A abordagem de custos abrangendo todo o CV vem sendo constantemente aperfeiçoada com a introdução de métodos computacionais, que possibilitam a incorporação de múltiplas variáveis do processo, especialmente em relação aos numerosos elementos necessários para a operação e o suporte. É importante ressaltar que, por mais evoluída que seja a metodologia, esta sempre será baseada em uma estimativa, sendo tão aderente à realidade, quanto maior for o volume, a qualidade e a confiabilidade das informações disponíveis.
Pode-se afirmar que os custos inerentes aos sistemas militares já se tornaram uma questão relevante há certo tempo, influenciando o desenvolvimento de estudos próprios em diferentes nações. De modo a harmonizar estes conhecimentos no âmbito da OTAN, vem sendo elaborados documentos que consolidam a experiência adquirida na área pelos países membros ao longo dos últimos anos. Estes materiais podem ser utilizados em benefício das doutrinas de GCV em vigor no Ministério da Defesa e, por consequência, na Marinha do Brasil (MB).
Os custos dos sistemas típicos da MB, de navios, são consideravelmente superiores aos dos meios típicos das demais Forças. Além disso, a sua capacidade inerente resulta em análises do Custo do Ciclo de Vida (CCV) mais complicadas, envolvendo um maior número de elementos. Conforme apresentado, as embarcações, assim como aeronaves e demais equipamentos empregados pela Marinha, são obtidos essencialmente por meio de duas modalidades: programas específicos, que consistem no desenvolvimento e na construção dos itens desde o início do CV, ou por aquisições diretas, tanto para unidades novas quanto para aquelas já utilizadas pela entidade fornecedora, a exemplo de outras Marinhas ou mesmo empresas privadas.

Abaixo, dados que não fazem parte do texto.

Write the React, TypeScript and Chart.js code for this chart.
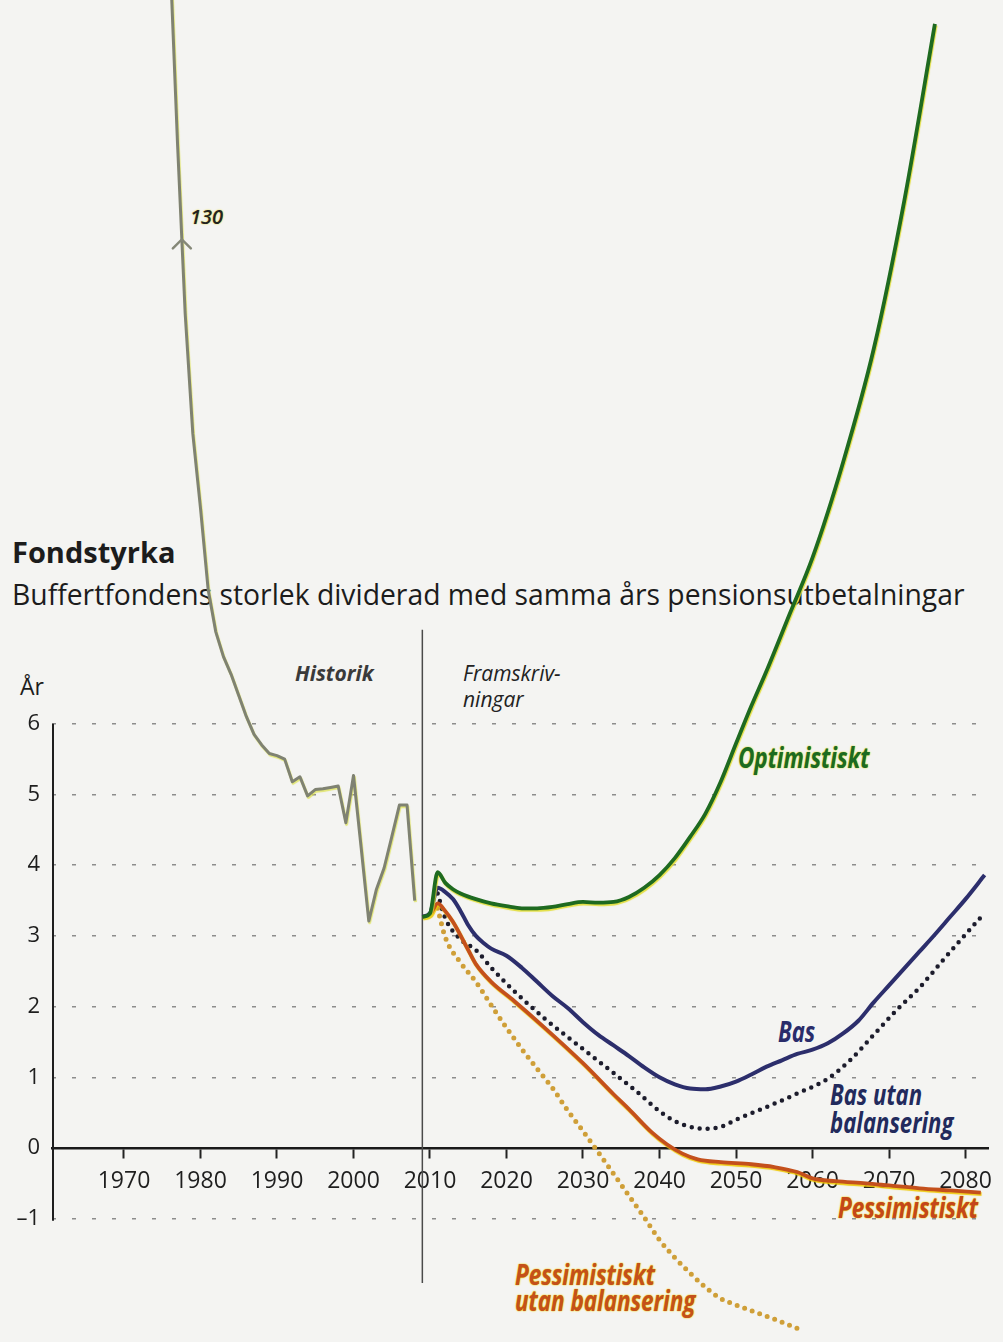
import React, { useEffect, useRef } from "react";
import { Chart, registerables } from "chart.js";

Chart.register(...registerables);

// ---- data ----
const HIST_YEARS = [1976, 1977, 1978, 1979, 1980, 1981, 1982, 1983, 1984, 1985, 1986, 1987, 1988, 1989, 1990, 1991, 1992, 1993, 1994, 1995, 1996, 1997, 1998, 1999, 2000, 2001, 2002, 2003, 2004, 2005, 2006, 2007, 2008];
const HIST_VALUES = [16.9, 14.2, 11.8, 10.1, 9.05, 7.9, 7.3, 6.95, 6.7, 6.4, 6.1, 5.85, 5.7, 5.58, 5.55, 5.5, 5.18, 5.25, 4.98, 5.07, 5.08, 5.1, 5.12, 4.6, 5.27, 4.25, 3.21, 3.66, 3.96, 4.4, 4.85, 4.85, 3.5];

const OPT_YEARS = [2009, 2010, 2011, 2012, 2013, 2014, 2016, 2018, 2020, 2022, 2024, 2026, 2028, 2030, 2032, 2034, 2036, 2038, 2040, 2042, 2044, 2046, 2048, 2050, 2052, 2054, 2057, 2060, 2064, 2068, 2072, 2076];
const OPT_VALUES = [3.27, 3.32, 3.9, 3.75, 3.66, 3.6, 3.52, 3.46, 3.42, 3.39, 3.39, 3.41, 3.45, 3.48, 3.47, 3.48, 3.55, 3.68, 3.86, 4.1, 4.4, 4.73, 5.18, 5.72, 6.25, 6.75, 7.55, 8.35, 9.7, 11.3, 13.4, 15.9];

const BAS_YEARS = [2009, 2010, 2011, 2012, 2013, 2014, 2015, 2016, 2017, 2018, 2020, 2022, 2024, 2026, 2028, 2030, 2032, 2034, 2036, 2038, 2040, 2042, 2044, 2046, 2048, 2050, 2052, 2054, 2056, 2058, 2060, 2062, 2064, 2066, 2068, 2070, 2072, 2074, 2076, 2078, 2080, 2082.5];
const BAS_VALUES = [3.27, 3.32, 3.68, 3.62, 3.52, 3.35, 3.15, 3.0, 2.9, 2.82, 2.72, 2.55, 2.35, 2.15, 1.98, 1.78, 1.6, 1.45, 1.3, 1.14, 1.0, 0.9, 0.84, 0.83, 0.87, 0.94, 1.04, 1.15, 1.24, 1.33, 1.39, 1.48, 1.62, 1.8, 2.06, 2.3, 2.54, 2.78, 3.02, 3.27, 3.52, 3.86];

const BASU_YEARS = [2011, 2012, 2014, 2016, 2018, 2021, 2025, 2030, 2034, 2037, 2040, 2042, 2044, 2046, 2048, 2050, 2054, 2058, 2062, 2065, 2068, 2071, 2074, 2077, 2080, 2082.3];
const BASU_VALUES = [3.6, 3.25, 2.95, 2.8, 2.55, 2.22, 1.83, 1.4, 1.06, 0.8, 0.52, 0.38, 0.3, 0.27, 0.3, 0.4, 0.58, 0.77, 0.98, 1.25, 1.6, 1.95, 2.27, 2.65, 3.02, 3.3];

const PESS_YEARS = [2009, 2010, 2011, 2012, 2013, 2015, 2016, 2018, 2021, 2025, 2030, 2034, 2036, 2039, 2041, 2043, 2045, 2048, 2052, 2055, 2058, 2060, 2063, 2067, 2070, 2074, 2078, 2082];
const PESS_VALUES = [3.27, 3.3, 3.46, 3.35, 3.2, 2.8, 2.6, 2.35, 2.08, 1.7, 1.2, 0.76, 0.55, 0.22, 0.05, -0.08, -0.16, -0.2, -0.23, -0.27, -0.34, -0.43, -0.47, -0.5, -0.53, -0.57, -0.6, -0.63];

const PESSU_YEARS = [2011, 2012, 2014, 2016, 2018, 2020, 2022, 2024, 2026, 2028, 2030, 2032, 2035, 2038, 2040, 2042, 2044, 2046, 2048, 2050, 2052, 2055, 2058];
const PESSU_VALUES = [3.39, 2.98, 2.62, 2.35, 2.02, 1.7, 1.4, 1.12, 0.85, 0.53, 0.24, -0.06, -0.52, -0.98, -1.3, -1.55, -1.77, -1.97, -2.13, -2.22, -2.3, -2.42, -2.55];

const X_TICKS = [1970, 1980, 1990, 2000, 2010, 2020, 2030, 2040, 2050, 2060, 2070, 2080];
const Y_TICKS = [-1, 0, 1, 2, 3, 4, 5, 6];
const X_MIN = 1960.59;
const X_MAX = 2082.94;
const Y_MIN = -2.744;
const Y_MAX = 16.237;
const SPLIT_YEAR = 2009;
const SPLIT_TOP = 7.33;
const SPLIT_BOTTOM = -1.91;
const ARROW_VALUE = 12.85;

const FONT = "'Open Sans', 'DejaVu Sans', sans-serif";

type Lbl = {
  text: string; left: number; base: number; size: number; weight?: number;
  italic?: boolean; color?: string; glow?: string; sx?: number;
};

const LABELS: Lbl[] = [
  { text: "Fondstyrka", left: 12, base: 563, size: 29, weight: 700, color: "#1c1c1c" },
  { text: "Buffertfondens storlek dividerad med samma års pensionsutbetalningar", left: 12, base: 605, size: 28.3, color: "#1c1c1c" },
  { text: "År", left: 20, base: 695, size: 23, color: "#1c1c1c" },
  { text: "Historik", left: 295, base: 682, size: 21, weight: 700, italic: true, color: "#3a3a3a" },
  { text: "Framskriv-", left: 463, base: 682, size: 21, italic: true, color: "#222" },
  { text: "ningar", left: 463, base: 708, size: 21, italic: true, color: "#222" },
  { text: "130", left: 190, base: 225, size: 20, weight: 600, italic: true, color: "#222", glow: "#e8e060" },
  { text: "Optimistiskt", left: 738, base: 768, size: 28, weight: 700, italic: true, color: "#1c6a22", glow: "#dede3a", sx: 0.8 },
  { text: "Bas", left: 778, base: 1042, size: 28, weight: 700, italic: true, color: "#2a2c6a", sx: 0.79 },
  { text: "Bas utan", left: 830, base: 1105, size: 28, weight: 700, italic: true, color: "#222a5c", sx: 0.79 },
  { text: "balansering", left: 830, base: 1133, size: 28, weight: 700, italic: true, color: "#222a5c", sx: 0.79 },
  { text: "Pessimistiskt", left: 838, base: 1218, size: 28, weight: 700, italic: true, color: "#c4461b", glow: "#f0d000", sx: 0.8 },
  { text: "Pessimistiskt", left: 515, base: 1285, size: 28, weight: 700, italic: true, color: "#c4501b", glow: "#f0d000", sx: 0.8 },
  { text: "utan balansering", left: 515, base: 1311, size: 28, weight: 700, italic: true, color: "#c4501b", glow: "#f0d000", sx: 0.8 },
];

const pts = (xs: number[], ys: number[]) => xs.map((x, i) => ({ x, y: ys[i] }));

const decorPlugin = {
  id: "decor",
  beforeDatasetsDraw(chart: any) {
    const { ctx, chartArea, scales } = chart;
    const x = scales.x;
    const y = scales.y;
    ctx.save();
    ctx.strokeStyle = "#1e1e1e";
    ctx.lineWidth = 2;
    ctx.beginPath();
    ctx.moveTo(chartArea.left + 1, y.getPixelForValue(Y_TICKS[Y_TICKS.length - 1]));
    ctx.lineTo(chartArea.left + 1, y.getPixelForValue(Y_TICKS[0]) + 2);
    ctx.stroke();
    const sx = x.getPixelForValue(SPLIT_YEAR);
    ctx.strokeStyle = "#4a4a4a";
    ctx.lineWidth = 1.5;
    ctx.beginPath();
    ctx.moveTo(sx, y.getPixelForValue(SPLIT_TOP));
    ctx.lineTo(sx, y.getPixelForValue(SPLIT_BOTTOM));
    ctx.stroke();
    ctx.restore();
  },
  beforeDatasetDraw(chart: any, args: any) {
    const ds = chart.data.datasets[args.index];
    const ctx = chart.ctx;
    ctx.save();
    if (ds.glow) {
      ctx.shadowColor = ds.glow;
      ctx.shadowOffsetX = 0.8;
      ctx.shadowOffsetY = 1.6;
      ctx.shadowBlur = 0.8;
    }
  },
  afterDatasetDraw(chart: any) {
    chart.ctx.restore();
  },
  afterDatasetsDraw(chart: any) {
    const { ctx, scales } = chart;
    let yr = HIST_YEARS[0];
    for (let i = 0; i < HIST_VALUES.length - 1; i++) {
      const a = HIST_VALUES[i], b = HIST_VALUES[i + 1];
      if (a >= ARROW_VALUE && b <= ARROW_VALUE) {
        yr = HIST_YEARS[i] + ((a - ARROW_VALUE) / (a - b)) * (HIST_YEARS[i + 1] - HIST_YEARS[i]);
        break;
      }
    }
    const px = scales.x.getPixelForValue(yr);
    const py = scales.y.getPixelForValue(ARROW_VALUE);
    ctx.save();
    ctx.strokeStyle = "#858878";
    ctx.lineWidth = 2.5;
    ctx.lineCap = "round";
    ctx.beginPath();
    ctx.moveTo(px - 9, py + 9);
    ctx.lineTo(px, py);
    ctx.lineTo(px + 9, py + 9);
    ctx.stroke();
    ctx.restore();
  },
};

export default function App() {
  const ref = useRef<HTMLCanvasElement>(null);

  useEffect(() => {
    if (!ref.current) return;
    Chart.defaults.font.family = FONT;
    const chart = new Chart(ref.current, {
      type: "line",
      data: {
        datasets: [
          {
            label: "Optimistiskt", data: pts(OPT_YEARS, OPT_VALUES), borderColor: "#1e6a20",
            borderWidth: 3.8, cubicInterpolationMode: "monotone", glow: "rgba(225,220,40,0.85)",
          } as any,
          {
            label: "Bas", data: pts(BAS_YEARS, BAS_VALUES), borderColor: "#2c2e6c",
            borderWidth: 4, cubicInterpolationMode: "monotone",
          } as any,
          {
            label: "Pessimistiskt", data: pts(PESS_YEARS, PESS_VALUES), borderColor: "#c4501c",
            borderWidth: 3.8, cubicInterpolationMode: "monotone", glow: "rgba(240,200,0,0.9)",
          } as any,
          {
            label: "Bas utan balansering", data: pts(BASU_YEARS, BASU_VALUES), borderColor: "#1c1c2c",
            borderWidth: 4.5, borderDash: [0, 8], borderCapStyle: "round", cubicInterpolationMode: "monotone",
          } as any,
          {
            label: "Pessimistiskt utan balansering", data: pts(PESSU_YEARS, PESSU_VALUES), borderColor: "#cf9f38",
            borderWidth: 5, borderDash: [0, 8], borderCapStyle: "round", cubicInterpolationMode: "monotone",
          } as any,
          {
            label: "Historik", data: pts(HIST_YEARS, HIST_VALUES), borderColor: "#7f8272",
            borderWidth: 3, tension: 0, glow: "rgba(220,225,70,0.7)",
          } as any,
        ],
      },
      options: {
        responsive: false,
        animation: false,
        layout: { padding: { left: 0, right: 15, top: 0, bottom: 0 } },
        elements: { point: { radius: 0 }, line: { borderJoinStyle: "round" } },
        datasets: { line: { clip: false as any } },
        plugins: { legend: { display: false }, tooltip: { enabled: false }, title: { display: false } },
        scales: {
          x: {
            type: "linear",
            min: X_MIN,
            max: X_MAX,
            position: { y: 0 } as any,
            afterFit: (s: any) => { s.height = 0; s.paddingLeft = 0; s.paddingRight = 0; s.paddingTop = 0; s.paddingBottom = 0; },
            afterBuildTicks: (s: any) => { s.ticks = X_TICKS.map((v) => ({ value: v })); },
            grid: { drawOnChartArea: false, drawTicks: true, tickLength: 9, tickColor: "#222", tickWidth: 2 } as any,
            border: { display: true, color: "#1a1a1a", width: 2.5 },
            ticks: {
              color: "#1e1e1e", font: { size: 23 }, padding: 11, maxRotation: 0, minRotation: 0, autoSkip: false,
              callback: (v: any) => String(v),
            },
          },
          y: {
            type: "linear",
            min: Y_MIN,
            max: Y_MAX,
            afterFit: (s: any) => { s.width = 52; s.paddingTop = 0; s.paddingBottom = 0; s.paddingLeft = 0; s.paddingRight = 0; },
            afterBuildTicks: (s: any) => { s.ticks = Y_TICKS.map((v) => ({ value: v })); },
            grid: {
              drawTicks: false, lineWidth: 1.5,
              color: (c: any) => (c.tick && c.tick.value === 0 ? "rgba(0,0,0,0)" : "#8c8c8c"),
            },
            border: { display: false, dash: [4, 16] },
            ticks: {
              color: "#1e1e1e", font: { size: 22 }, padding: 12,
              callback: (v: any) => (Number(v) < 0 ? "\u2013" + Math.abs(Number(v)) : String(v)),
            },
          },
        },
      },
      plugins: [decorPlugin as any],
    });
    return () => chart.destroy();
  }, []);

  return (
    <div
      style={{
        position: "absolute", left: 0, top: 0, width: 1003, height: 1342,
        background: "#f4f4f2", overflow: "hidden", fontFamily: FONT,
      }}
    >
      {LABELS.map((l, i) => (
        <div
          key={i}
          style={{
            position: "absolute",
            left: l.left,
            top: l.base - 0.888 * l.size,
            fontSize: l.size,
            lineHeight: 1,
            fontWeight: l.weight || 400,
            fontStyle: l.italic ? "italic" : "normal",
            color: l.color || "#222",
            whiteSpace: "nowrap",
            transform: l.sx ? `scaleX(${l.sx})` : undefined,
            transformOrigin: "left top",
            textShadow: l.glow ? `0 0 2px ${l.glow}, 0 0 1px ${l.glow}` : undefined,
          }}
        >
          {l.text}
        </div>
      ))}
      <canvas
        ref={ref}
        width={1003}
        height={1342}
        style={{ position: "absolute", left: 0, top: 0, width: 1003, height: 1342 }}
      />
    </div>
  );
}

Na primeira hipótese, é possível obter um volume muito maior de dados para as análises de custo, que podem inclusive ser iniciadas desde a fase de concepção do sistema, sendo sucessivamente refinadas conforme o avanço do projeto. Neste caso, as avaliações de custos podem influenciar o design e a solução de suportabilidade do sistema em desenvolvimento. Sendo assim, este processo de obtenção possibilita uma razoável previsibilidade dos gastos relativos a um navio, uma aeronave ou a outro item em planejamento pela Marinha. Novamente, a verificação do CCV representa, em primeira instância, uma ferramenta para tomada de decisão: os valores obtidos podem influenciar, por exemplo, em cancelamento ou em possíveis alterações de um programa da Força.
As compras diretas representam uma forma mais célere para incorporação de unidades, especialmente na “compra por oportunidade”, na qual meios de Marinhas amigas ou entidades são ofertados à MB. Desse modo, eventuais lacunas operacionais da Esquadra podem rapidamente ser supridas, muitas vezes com a introdução de novas tecnologias inexistentes na indústria nacional. Em geral, além do próprio valor desembolsado na aquisição, pouco se conhece do montante relativo ao tempo do CV restante dos itens recém-adquiridos.
Embora aqui esteja basicamente evidenciado o escopo dos recursos financeiros, a escassez de informações sobre um meio a ser incorporado inevitavelmente implicará uma GCV deficiente, refletindo em prejuízos nos aspectos de: manutenção, gestão de obsolescência, procedimentos de descarte, modernização e infraestrutura de apoio, além da própria disponibilidade operacional da unidade. Curiosamente, quando analisada sob a ótica da GCV, a grande porção submersa do iceberg passa a representar também vários outros processos que não seriam adequadamente fundamentados pela carência de dados e, portanto, dificilmente bem gerenciados e executados.
Em um cenário ideal, grande parte do inventário da Marinha seria desenvolvido desde o início no Brasil ou por meio de parcerias com outros países, como já mencionado. Todavia, sabe-se que limitações tecnológicas, orçamentárias ou até temporais inviabilizam tal feito, talvez reservado a potências militares como EUA, Rússia e China. A decisão pelas compras por oportunidade mostra-se uma realidade inafastável em diversos casos, trazendo valiosos incrementos materiais à Esquadra, a exemplo do Navio Aeródromo Multipropósito "Atlântico".
O uso de boas práticas da GCV nestes casos, ainda que em um modelo menos robusto, representaria uma interessante estratégia para mitigar eventuais deficiências frequentemente observadas nesta modalidade de obtenção, em aspectos como suporte em serviço, estimativas de custo e descarte. Para tanto, já durante a fase de negociação, deveriam ser levantadas com o fornecedor informações sobre: rotinas de manutenção, perfis operacionais, custos gerais e modernizações, entre outras. É interessante que a disponibilidade destes dados em um nível razoável seja considerada no processo decisório para a incorporação das unidades.